Bassani critica la burocrazia eccessiva e la lentezza nel cui vengono prese, sempre che lo si faccia, le decisioni: “a parte lo scandalo della lentezza con cui le amministrazioni stanno inviando alla regione Veneto le varie delibere (ricordo che i comuni avevano tempo fino al 30 di novembre scorso hanno per regolamentare la materia), ad allarmarci sono le prime notizie che trapelano, dalle quali emerge chiaramente che ci troviamo di fronte a situazioni paradossali e molto difformi con un’unica costante: l’inerzia delle amministrazioni comunali e, talora, il loro tentativo di usare il Piano Casa non per i fini per i quali è stato varato, ma cercare un tornaconto per le casse municipali”. Tra gli episodi segnalati, delibere in cui è stata inserita la perequazione urbanistica, non  prevista dalla legge regionale e applicabile di norma alle sole aree di trasformazione urbanistica, che assicura ingiusti profitti a spese dei contribuenti, oppure di definizioni di “prima casa di abitazione” più restrittive, ed in contrasto con quella fissata dalla legge regionale, che vincolano il mantenimento della residenza ai dieci anni successivi al rilascio del certificato di agibilità, il tutto aggravato dalla previsione di trascrivere e registrare l’atto, e quindi con ulteriori nuove spese a carico del cittadino. Limitazioni assurde che non hanno giustificazione e che porteranno i cittadini a lasciar perdere con un danno economico incalcolabile per il settore e per l’Erario il quale dai lavori eseguiti incassa l’Iva e le tasse sui redditi degli artigiani. Basti pensare che l’applicazione della prima parte del Piano Casa ha prodotto oltre 27.000 domande per 1,2 miliardi euro di investimenti attivabili. Un risultato di non poco conto se si pensa che il Veneto ha registrato un numero di istanze più del doppio di tutto il resto d’Italia e, soprattutto, territorialmente poco impattanti: la media regionale era di 5,3 istanze ogni 1.000 abitanti e soprattutto di 1,5 per chilometro quadrato.

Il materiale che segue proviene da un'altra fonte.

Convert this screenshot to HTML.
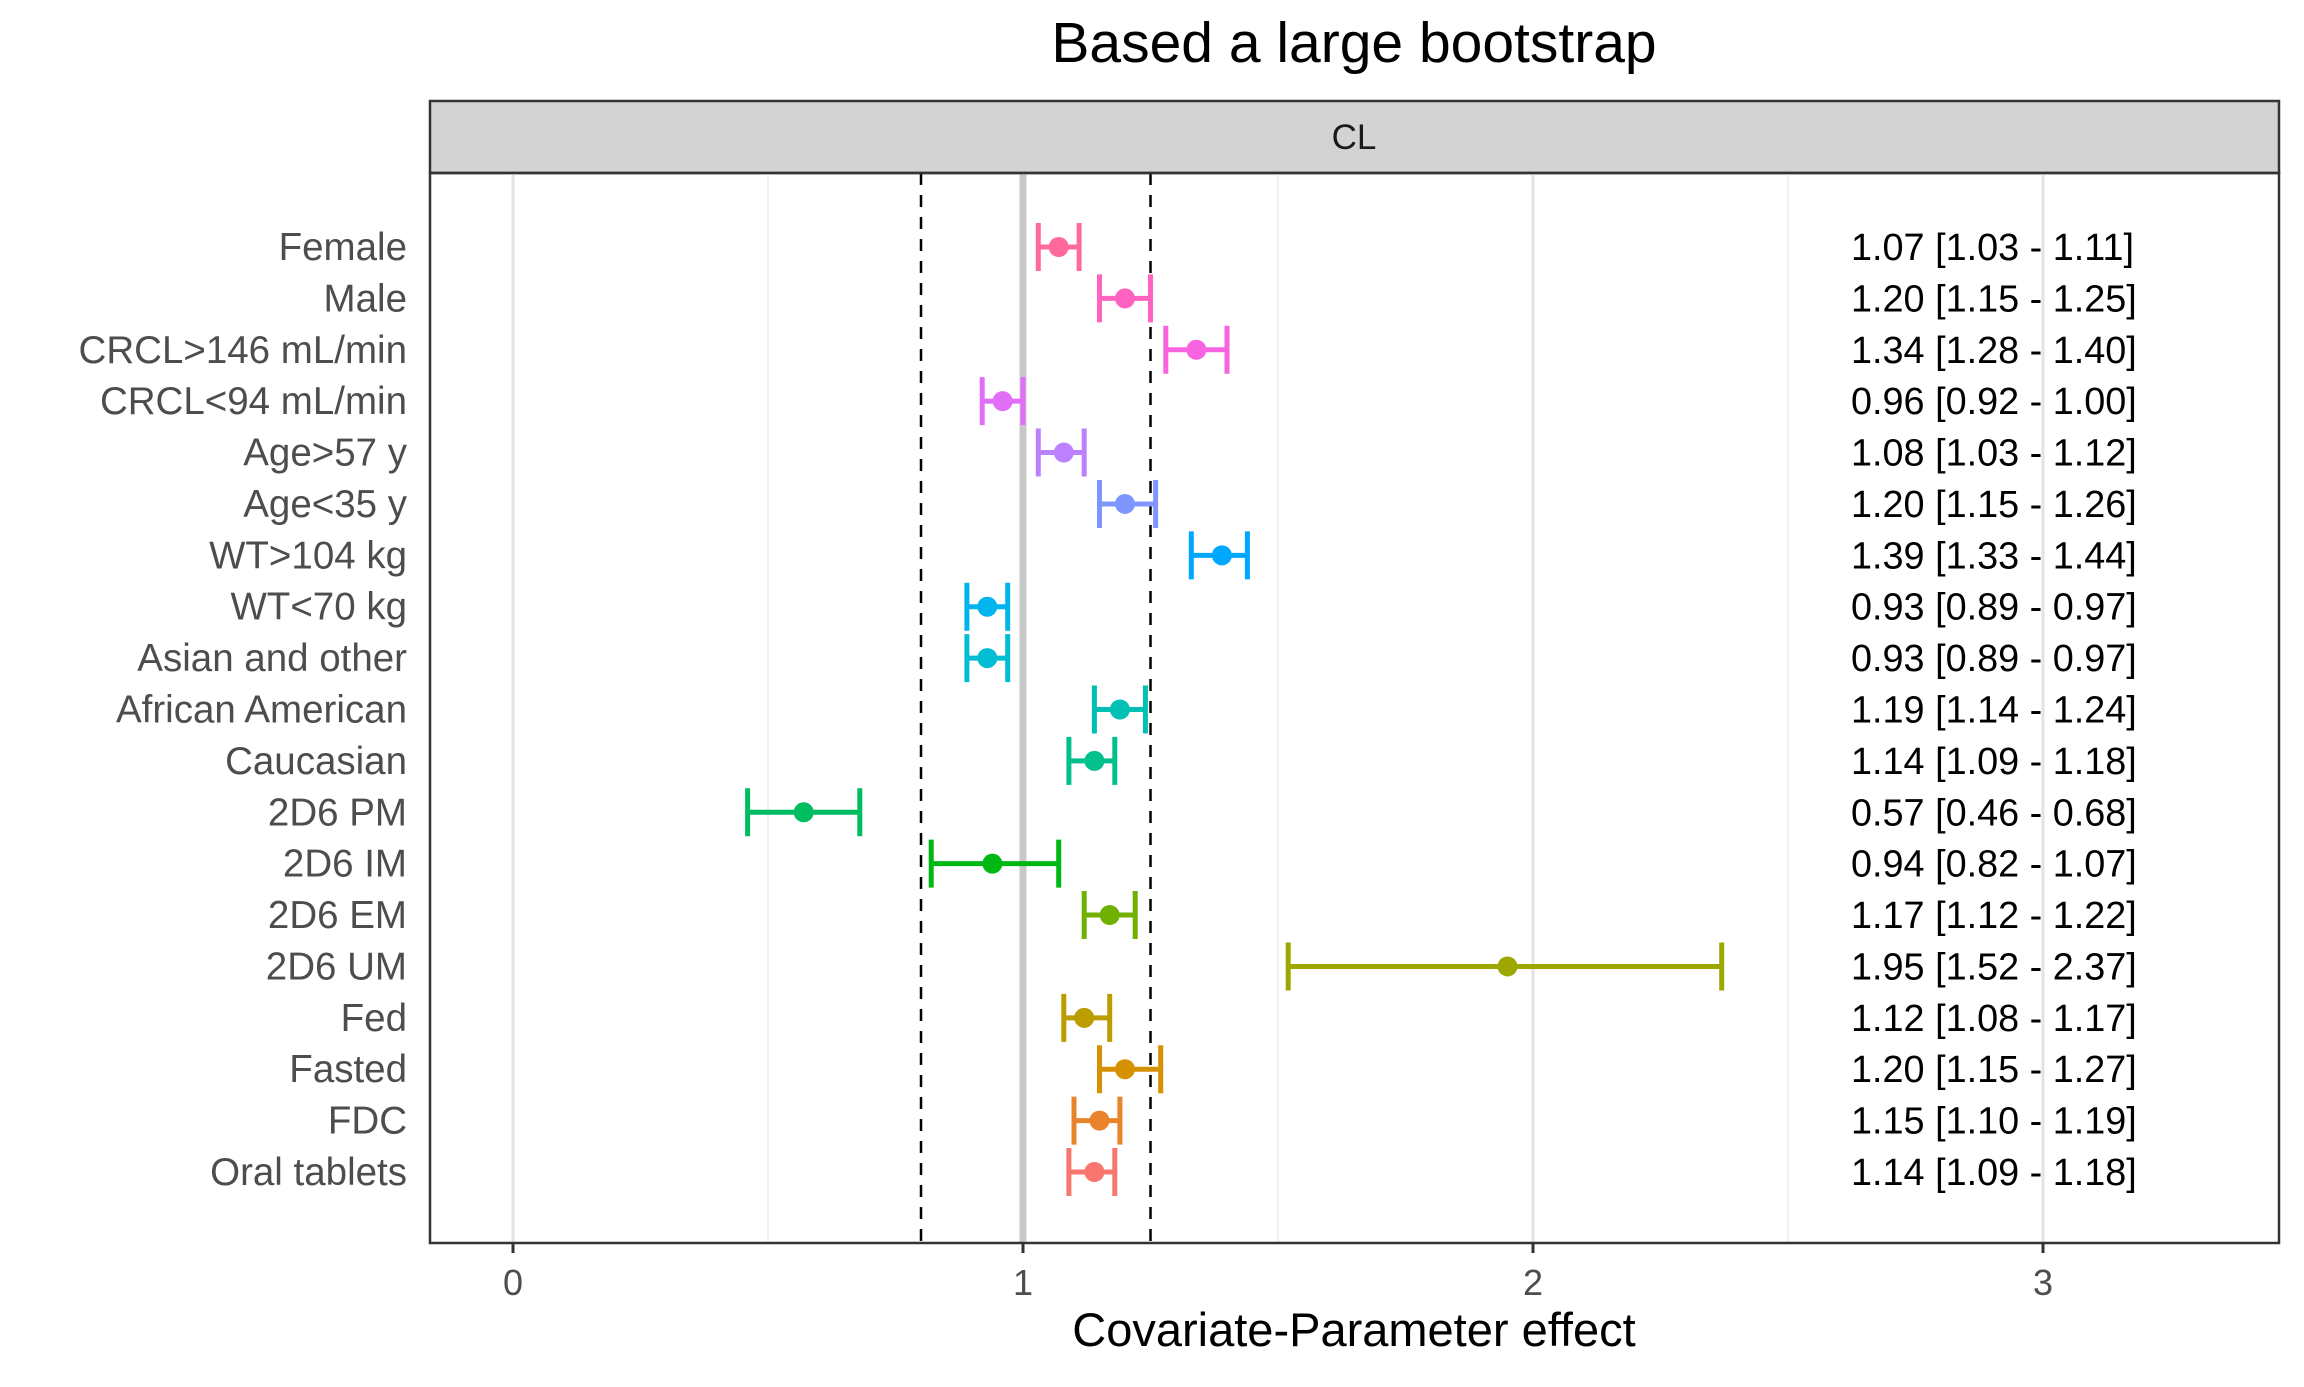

Ad aggravare la situazione le differenze, anche sostanziose, tra comuni confinanti: per Bassani “le forti disparità di trattamento tra cittadini che le diverse delibere comportano anche tra municipi limitrofi non sono affatto da sottovalutare, con il pericolo di alimentare la distanza già abissale che esiste tra la gente e la politica”.